Data items
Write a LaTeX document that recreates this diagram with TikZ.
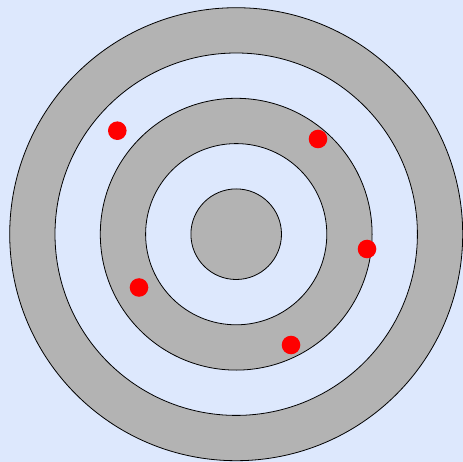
\documentclass[tikz,border=0pt]{standalone}
\usepackage{xcolor}
\usepackage{tikz}

\definecolor{bgblue}{HTML}{DDE8FD}
\definecolor{ringgray}{HTML}{B3B3B3}

\begin{document}
\begin{tikzpicture}[
  x=1pt, y=-1pt,
  ring/.style={draw=black, line width=0.8pt},
  hit/.style={fill=red, draw=none}
]
  \fill[bgblue] (0,0) rectangle (463,462);
  \useasboundingbox (0,0) rectangle (463,462);
  \coordinate (centre) at (236.2,234.2);
  % rings, outside in
  \foreach \k/\col in {5/ringgray, 4/bgblue, 3/ringgray, 2/bgblue, 1/ringgray}
    \draw[ring, fill=\col] (centre) circle ({\k*45.3});
  % hits
  \foreach \x/\y in {117.3/130.7, 318/139, 367/249, 139/287.5, 291/345}
    \fill[hit] (\x,\y) circle (9.3);
\end{tikzpicture}
\end{document}
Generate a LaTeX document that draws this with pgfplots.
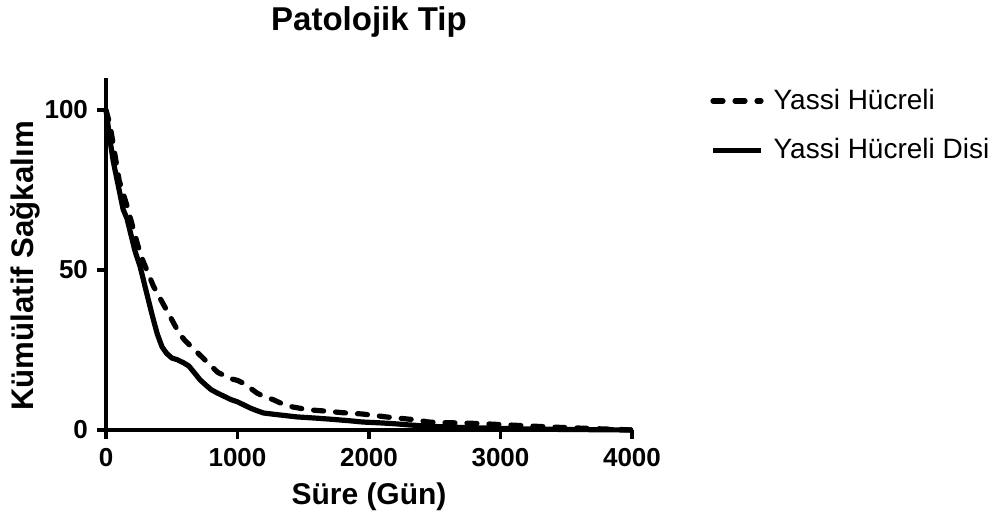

- Problem details: Every entry must be reproduced exactly, with the images left out.

- Worked solution:
Write a LaTeX document that recreates this diagram with TikZ.
\documentclass[tikz,border=0pt]{standalone}
\usepackage{xcolor}
\usepackage{tikz}

\definecolor{bgblue}{HTML}{DDE8FD}
\definecolor{ringgray}{HTML}{B3B3B3}

\begin{document}
\begin{tikzpicture}[
  x=1pt, y=-1pt,
  ring/.style={draw=black, line width=0.8pt},
  hit/.style={fill=red, draw=none}
]
  \fill[bgblue] (0,0) rectangle (463,462);
  \useasboundingbox (0,0) rectangle (463,462);
  \coordinate (centre) at (236.2,234.2);
  % rings, outside in
  \foreach \k/\col in {5/ringgray, 4/bgblue, 3/ringgray, 2/bgblue, 1/ringgray}
    \draw[ring, fill=\col] (centre) circle ({\k*45.3});
  % hits
  \foreach \x/\y in {117.3/130.7, 318/139, 367/249, 139/287.5, 291/345}
    \fill[hit] (\x,\y) circle (9.3);
\end{tikzpicture}
\end{document}
Generate a LaTeX document that draws this with pgfplots.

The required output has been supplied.